The Pour-Over vs Other Methods Question
Does every brewing method need a bloom?
- Pour-over: Yes. Fully exposed bed, low-pressure brewing — the bloom is foundational.
- AeroPress: Yes, though shorter (10–15 seconds). The plunger seal means there's nowhere for CO2 to escape during the brew, so pre-degassing matters even for short steeps.
- French press: Worth doing. Pour just enough water to wet the grounds, wait 30 seconds, then complete the pour. Improves clarity noticeably.
- Drip machine: Most automatic machines now include a pre-infusion cycle that performs the same function. If yours doesn't, it's a real limitation. See the pre-infusion in coffee brewing article.
- Espresso: Pre-infusion serves the same role, at higher pressure. Not optional on modern machines.
- Cold brew: Largely unnecessary. The 12+ hour steep gives all the time the coffee needs to degas.
- Moka pot: Skip it. The brewing geometry doesn't allow for a meaningful bloom.
What If My Coffee Doesn't Bloom?
If you wet your grounds and see almost no movement, three possibilities:
1. The coffee is stale. Most likely. Anything older than 30 days post-roast will have a flat bloom. The cup will be flat too. 2. Decaf. Some decaffeination processes (especially the Swiss Water Process) release CO2 differently. Decaf often blooms less vigorously even when fresh. 3. You used too little water. A 1:1 ratio (15g of water for 15g of coffee) isn't enough to saturate the bed. Bump to 2:1.
A flat bloom on a coffee that's supposedly fresh is a signal worth listening to. The roast date on the bag is the date that matters; "best by" dates are not the same thing.
Common Bloom Mistakes
Pouring too aggressively: A hard pour blasts grounds against the filter walls and creates uneven extraction zones. Pour with a gentle circular motion from a low height.
Pouring too little water: Less than 1.5x coffee weight leaves dry pockets that never recover during the main brew.
Waiting too long: Over a minute and you've started extracting acids unevenly. The bed begins to dry on top while still wet underneath.
Stirring the bloom with a spoon: Fine for high-tolerance methods like French press. Risky for pour-over — it can crash fines through the bed and trigger channeling. A gentle swirl of the dripper does the same job with less downside.
FAQ
Why does coffee bubble when you pour water on it?
Because freshly roasted coffee contains trapped CO2 from the roasting process. When hot water hits the grounds, the gas expands and escapes — that's the bubbling. The bloom step is designed to release this gas before the main brew, so water can saturate the bed evenly instead of being pushed around by escaping CO2.
Do you need to bloom old coffee?
It still helps, but the effect is smaller. Coffee older than 30 days has released most of its CO2, so there's less gas to manage. Bloom anyway — pre-wetting promotes even saturation regardless of freshness. The cup itself will still taste flat compared to a fresh bag.

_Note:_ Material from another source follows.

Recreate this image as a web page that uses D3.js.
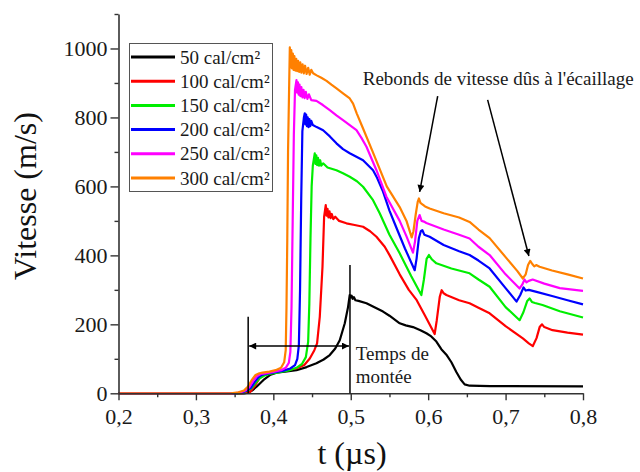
<!DOCTYPE html>
<html><head><meta charset="utf-8">
<script src="https://cdn.jsdelivr.net/npm/d3@7"></script>
<style>
html,body{margin:0;padding:0;background:#fff;}
svg{display:block;font-family:"Liberation Serif","Times New Roman","DejaVu Serif",serif;}
svg text{font-family:"Liberation Serif","Times New Roman","DejaVu Serif",serif;}
</style></head>
<body>
<svg id="chart" width="640" height="472"></svg>
<script>
// ---- data (t in µs, vitesse in m/s) ----
const seriesNames = ["50 cal/cm²","100 cal/cm²","150 cal/cm²","200 cal/cm²","250 cal/cm²","300 cal/cm²"];
const seriesColors = ["#000000","#ff0000","#00ee00","#0000ff","#ff00ff","#ff8000"];

const s50 = [[0.2,0],[0.362,0],[0.3675,2],[0.3725,8],[0.3783,19],[0.387,38],[0.3955,53],[0.4041,60],[0.415,63],[0.4299,67],[0.443,76],[0.4557,87],[0.465,98],[0.4729,111],[0.48,130],[0.4858,154],[0.4923,203],[0.4965,250],[0.4987,285],[0.5,278],[0.5012,283],[0.5025,274],[0.504,279],[0.506,270],[0.51,268],[0.5203,261],[0.53,250],[0.5417,237],[0.55,225],[0.5632,203],[0.571,197],[0.5804,192],[0.59,183],[0.5977,174],[0.604,165],[0.6106,150],[0.617,128],[0.6235,112],[0.63,90],[0.6364,62],[0.642,40],[0.6471,26],[0.6535,22],[0.68,21],[0.8,20]];

const s100 = [[0.2,0],[0.356,0],[0.362,1],[0.3697,3],[0.375,18],[0.3826,45],[0.389,55],[0.3955,60],[0.41,65],[0.4299,72],[0.44,82],[0.4471,101],[0.453,125],[0.4565,145],[0.46,222],[0.4635,367],[0.4656,512],[0.4677,546],[0.4688,515],[0.47,535],[0.4712,510],[0.4725,528],[0.474,508],[0.4755,520],[0.4775,505],[0.48,512],[0.485,500],[0.4944,493],[0.505,488],[0.5159,483],[0.525,470],[0.5332,454],[0.5439,425],[0.5503,400],[0.5632,345],[0.575,300],[0.5852,270],[0.596,225],[0.6084,172],[0.611,210],[0.615,280],[0.6174,299],[0.62,290],[0.6235,285],[0.64,270],[0.6535,261],[0.665,248],[0.6794,232],[0.7,195],[0.7223,159],[0.73,145],[0.7352,137],[0.74,160],[0.744,192],[0.7471,200],[0.75,192],[0.7606,183],[0.78,176],[0.8,170]];

const s150 = [[0.2,0],[0.354,0],[0.361,3],[0.367,8],[0.372,15],[0.377,30],[0.382,43],[0.388,51],[0.395,56],[0.405,60],[0.42,66],[0.43,74],[0.437,85],[0.442,105],[0.445,150],[0.4465,260],[0.448,450],[0.4495,600],[0.451,660],[0.4535,696],[0.4545,665],[0.4555,690],[0.4565,662],[0.4577,683],[0.459,660],[0.4605,676],[0.462,660],[0.4643,667],[0.47,655],[0.4815,647],[0.49,638],[0.4987,628],[0.508,615],[0.5159,599],[0.5288,560],[0.5374,522],[0.55,460],[0.5632,406],[0.578,340],[0.5912,285],[0.5945,330],[0.598,390],[0.601,401],[0.605,388],[0.6106,377],[0.63,362],[0.6535,348],[0.665,330],[0.6794,309],[0.7,250],[0.7181,212],[0.723,235],[0.728,268],[0.731,275],[0.734,265],[0.738,262],[0.7477,256],[0.77,238],[0.8,220]];

const s200 = [[0.2,0],[0.352,0],[0.36,3],[0.366,8],[0.371,16],[0.376,33],[0.381,47],[0.386,54],[0.392,57],[0.402,61],[0.412,65],[0.422,72],[0.428,82],[0.431,100],[0.433,140],[0.4345,300],[0.436,560],[0.4375,760],[0.4395,800],[0.4406,812],[0.4414,780],[0.4424,808],[0.4434,775],[0.4444,800],[0.4455,772],[0.4466,795],[0.4478,775],[0.449,790],[0.451,778],[0.456,772],[0.4643,763],[0.473,745],[0.4815,725],[0.49,708],[0.4987,696],[0.5159,676],[0.5288,647],[0.534,625],[0.5417,585],[0.55,530],[0.559,480],[0.57,420],[0.5826,357],[0.585,390],[0.588,450],[0.5905,470],[0.5925,473],[0.595,460],[0.6019,454],[0.62,430],[0.64,412],[0.6535,401],[0.665,385],[0.6794,362],[0.7,305],[0.7142,266],[0.719,285],[0.7232,307],[0.726,298],[0.73,300],[0.74,294],[0.76,282],[0.78,270],[0.8,258]];

const s250 = [[0.2,0],[0.35,0],[0.358,3],[0.364,8],[0.369,18],[0.374,36],[0.379,50],[0.384,56],[0.39,58],[0.4,62],[0.41,67],[0.416,74],[0.42,88],[0.422,120],[0.4235,250],[0.425,500],[0.4265,750],[0.428,880],[0.4299,908],[0.4308,872],[0.4318,902],[0.4328,866],[0.4338,895],[0.435,862],[0.4362,888],[0.4376,858],[0.439,880],[0.4405,856],[0.442,874],[0.444,854],[0.446,867],[0.449,850],[0.4557,848],[0.464,836],[0.4729,821],[0.4815,806],[0.49,792],[0.5074,763],[0.514,740],[0.5203,715],[0.5332,647],[0.5461,570],[0.5632,500],[0.572,455],[0.5804,408],[0.583,440],[0.586,500],[0.589,517],[0.5915,500],[0.5945,498],[0.5977,494],[0.62,475],[0.64,460],[0.6535,449],[0.665,425],[0.6794,401],[0.7,345],[0.7181,304],[0.7215,315],[0.7245,330],[0.727,322],[0.73,326],[0.735,330],[0.75,318],[0.77,305],[0.8,297]];

const s300 = [[0.2,0],[0.345,0],[0.355,3],[0.362,8],[0.367,19],[0.372,38],[0.377,53],[0.382,58],[0.386,60],[0.395,63],[0.403,67],[0.41,74],[0.414,90],[0.416,125],[0.417,250],[0.418,444],[0.419,700],[0.4205,900],[0.4213,1003],[0.4222,945],[0.4232,995],[0.4242,942],[0.4252,985],[0.4262,938],[0.4272,978],[0.4284,936],[0.4296,970],[0.4308,934],[0.432,964],[0.4334,932],[0.4348,960],[0.4362,930],[0.4378,954],[0.4394,928],[0.441,950],[0.443,926],[0.445,944],[0.447,924],[0.449,938],[0.4514,928],[0.456,922],[0.462,915],[0.4687,906],[0.475,895],[0.4816,884],[0.49,870],[0.4987,855],[0.503,840],[0.5077,812],[0.5155,770],[0.5284,700],[0.5465,600],[0.5632,540],[0.572,500],[0.5787,452],[0.581,470],[0.584,520],[0.5865,555],[0.5881,565],[0.59,552],[0.5925,548],[0.596,542],[0.6019,536],[0.62,522],[0.64,510],[0.6535,497],[0.665,475],[0.6794,450],[0.7,395],[0.715,355],[0.7223,333],[0.726,345],[0.729,372],[0.7318,384],[0.7345,375],[0.737,368],[0.7395,372],[0.7439,367],[0.76,356],[0.78,345],[0.8,333]];

const allSeries = [s50, s100, s150, s200, s250, s300];

const xTicks = [0.2,0.3,0.4,0.5,0.6,0.7,0.8];
const xMinorTicks = [0.25,0.35,0.45,0.55,0.65,0.75];
const yTicks = [0,200,400,600,800,1000];
const yMinorTicks = [100,300,500,700,900,1100];

// annotations (data coordinates)
const riseStart = 0.3675, riseEnd = 0.499;
const riseLeftTop = 222, riseRightTop = 372, riseArrowY = 137;
const reboundArrows = [[[0.6123,862],[0.589,584]],[[0.6768,851],[0.7301,398]]];

// ---- layout ----
const FONT = "'Liberation Serif','Times New Roman','DejaVu Serif',serif";
const svg = d3.select("#chart");
const L = 118.5, R = 583, T = 14, B = 393.3;
const x = d3.scaleLinear().domain([0.2,0.8]).range([L,R]);
const y = d3.scaleLinear().domain([0,1100]).range([B,T]);
const fmtX = d => d3.format(".1f")(d).replace(".", ",");
const fmtY = d3.format("d");

const defs = svg.append("defs");
defs.append("marker").attr("id","ah").attr("viewBox","0 0 10 10").attr("refX",10).attr("refY",5)
  .attr("markerWidth",11).attr("markerHeight",7).attr("markerUnits","userSpaceOnUse").attr("orient","auto")
  .append("path").attr("d","M0,0 L10,5 L0,10 z").attr("fill","#000");
defs.append("marker").attr("id","ah2").attr("viewBox","0 0 10 10").attr("refX",10).attr("refY",5)
  .attr("markerWidth",13).attr("markerHeight",7).attr("markerUnits","userSpaceOnUse").attr("orient","auto-start-reverse")
  .append("path").attr("d","M0,0 L10,5 L0,10 z").attr("fill","#000");

// curves
const line = d3.line().x(d => x(d[0])).y(d => y(d[1]));
allSeries.forEach((s,i) => {
  svg.append("path").datum(s).attr("d", line).attr("fill","none")
    .attr("stroke", seriesColors[i]).attr("stroke-width", 2.2).attr("stroke-linejoin","round");
});

// axes
const axisColor = "#333";
svg.append("g").attr("transform",`translate(0,${B})`)
  .call(d3.axisBottom(x).tickValues(xTicks).tickFormat(fmtX).tickSize(7).tickPadding(8).tickSizeOuter(0));
svg.append("g").attr("transform",`translate(0,${B})`)
  .call(d3.axisBottom(x).tickValues(xMinorTicks).tickFormat("").tickSize(4).tickSizeOuter(0))
  .select(".domain").remove();
svg.append("g").attr("transform",`translate(${L},0)`)
  .call(d3.axisLeft(y).tickValues(yTicks).tickFormat(fmtY).tickSize(8).tickPadding(3).tickSizeOuter(0));
svg.append("g").attr("transform",`translate(${L},0)`)
  .call(d3.axisLeft(y).tickValues(yMinorTicks).tickFormat("").tickSize(4).tickSizeOuter(0))
  .select(".domain").remove();
svg.selectAll("g").attr("font-family", FONT);
svg.selectAll(".domain").attr("stroke",axisColor).attr("stroke-width",1.6);
svg.selectAll(".tick line").attr("stroke",axisColor).attr("stroke-width",1.4);
svg.selectAll(".tick text").style("font-family", FONT).attr("font-size",22).attr("fill","#1a1a1a");

// axis titles
svg.append("text").attr("transform",`translate(36,196) rotate(-90)`).attr("text-anchor","middle")
  .attr("font-size",32).attr("fill","#111").text("Vitesse (m/s)");
svg.append("text").attr("x",352).attr("y",464).attr("text-anchor","middle")
  .attr("font-size",32).attr("fill","#111").text("t (µs)");

// legend
const lg = svg.append("g");
lg.append("rect").attr("x",129.5).attr("y",43.5).attr("width",143).attr("height",148)
  .attr("fill","#fff").attr("stroke","#555").attr("stroke-width",1);
seriesNames.forEach((n,i) => {
  const yy = 57 + i*24.2;
  lg.append("line").attr("x1",131).attr("x2",175).attr("y1",yy).attr("y2",yy)
    .attr("stroke",seriesColors[i]).attr("stroke-width",3);
  lg.append("text").attr("x",180).attr("y",yy).attr("dy","0.35em").attr("font-size",19)
    .attr("fill","#1a1a1a").text(n);
});

// rise-time annotation
svg.append("line").attr("x1",x(riseStart)).attr("x2",x(riseStart)).attr("y1",y(0)).attr("y2",y(riseLeftTop))
  .attr("stroke","#000").attr("stroke-width",1.5);
svg.append("line").attr("x1",x(riseEnd)).attr("x2",x(riseEnd)).attr("y1",y(0)).attr("y2",y(riseRightTop))
  .attr("stroke","#000").attr("stroke-width",1.5);
svg.append("line").attr("x1",x(riseStart)+1).attr("x2",x(riseEnd)-1).attr("y1",y(riseArrowY)).attr("y2",y(riseArrowY))
  .attr("stroke","#000").attr("stroke-width",1.5).attr("marker-start","url(#ah2)").attr("marker-end","url(#ah2)");
svg.append("text").attr("x",x(0.5065)).attr("y",y(97)).attr("font-size",19).attr("fill","#1a1a1a").text("Temps de");
svg.append("text").attr("x",x(0.5065)).attr("y",y(30)).attr("font-size",19).attr("fill","#1a1a1a").text("montée");

// rebound annotation
svg.append("text").attr("x",x(0.5155)).attr("y",y(894)).attr("font-size",19).attr("fill","#1a1a1a")
  .text("Rebonds de vitesse dûs à l'écaillage");
reboundArrows.forEach(a => {
  svg.append("line").attr("x1",x(a[0][0])).attr("y1",y(a[0][1])).attr("x2",x(a[1][0])).attr("y2",y(a[1][1]))
    .attr("stroke","#000").attr("stroke-width",1.5).attr("marker-end","url(#ah)");
});
</script>
</body></html>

How long should the coffee bloom be?
30 to 45 seconds is the working range. Under 20 seconds usually means CO2 is still releasing during the main pour, which causes channeling. Over 60 seconds you start extracting acids unevenly. Most recipes default to 30 seconds; longer is fine if your coffee is very fresh.
Should I stir the bloom?
A gentle swirl of the dripper is safer than a stir. Stirring with a spoon can crash fines through the bed and trigger channeling on a fine grind. The swirl does the same job — levels the bed, ensures all grounds are wet — without the downside.
Does decaf coffee bloom?
Less vigorously than regular coffee. The decaffeination process changes how the bean retains and releases CO2. A flat bloom on decaf doesn't mean the coffee is stale; it's the nature of decaffeinated beans.
What Bloom Won't Fix
A bloom can't compensate for stale coffee, the wrong grind, or under-roasted beans. It's the foundation of even extraction, not a substitute for the coffee itself. No brewer rescues a bad bean. Even a textbook 45-second bloom on six-month-old grocery-store coffee produces a flat cup, because the gas that should have been released into your kitchen has been releasing into the bag for months.